I'm firmly in the PPP Must Die camp.
As far as I can make out, PPPoE is a thing because ISPs built PPP
& Radius infrastructure for dial-up, used it to for ADSL
(because that was the only way Telecom would let you do it), and
continue to use the same back-end stuff to drive PPPoE for ADSL,
VDSL, UFB and anything else they can get to speak it.
It has the advantage that IP address management with PPPoE &
friends is fairly straightforward, and you don't go wasting IP
addresses, given that everything speaking native IP over Ethernet
expects to see a subnet with a network, broadcast and gateway
address in a /30 or bigger subnet, an issue I addressed
here. This is important, because UFB
is VLAN-per-circuit; you can't just lump a bunch of clients into a
single IP subnet, a la Citylink in the old days.
UFB has PPPoE brains that allows the PPPoE handshake to inform the
ISP what service a PPPoE packet, independent of the VLAN tags,
which in turn can be fed to a Radius server to identify a
customer. (There's also DHCP brains to do the same for DHCP
requests. Both are service-order-time options.) I don't believe
anyone is actually using usernames/passwords to identify customers
any more, but I won't be surprised if I'm wrong. It's not like
dial-up where the customer could be coming from anywhere.
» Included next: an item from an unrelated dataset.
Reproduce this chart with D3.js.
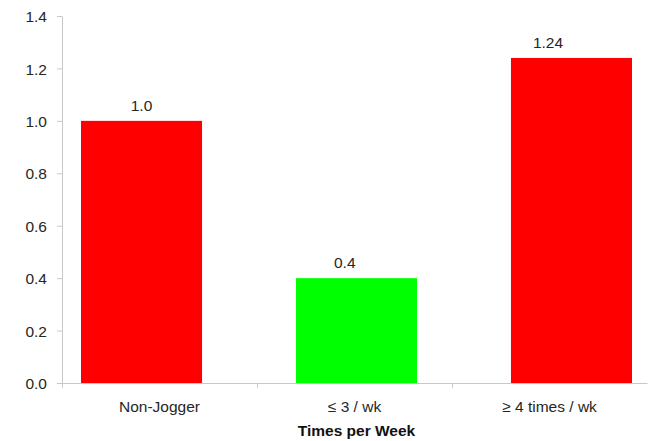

Note that PPPoE in most configurations has an MTU of 1492, not
1500 (because there's an 8-byte PPPoE/PPP header between the MAC
header and the IP payload). Which is another reason PPPoE needs to
be killed. I'm not sure if 1500 MTU PPPoE (i.e. 1508+ MTU
Ethernet) is supported by either ISPs or UFB. I believe UFB
circuits are happy to take the larger frames, but since I've not
tried to work with it, I can't say for sure.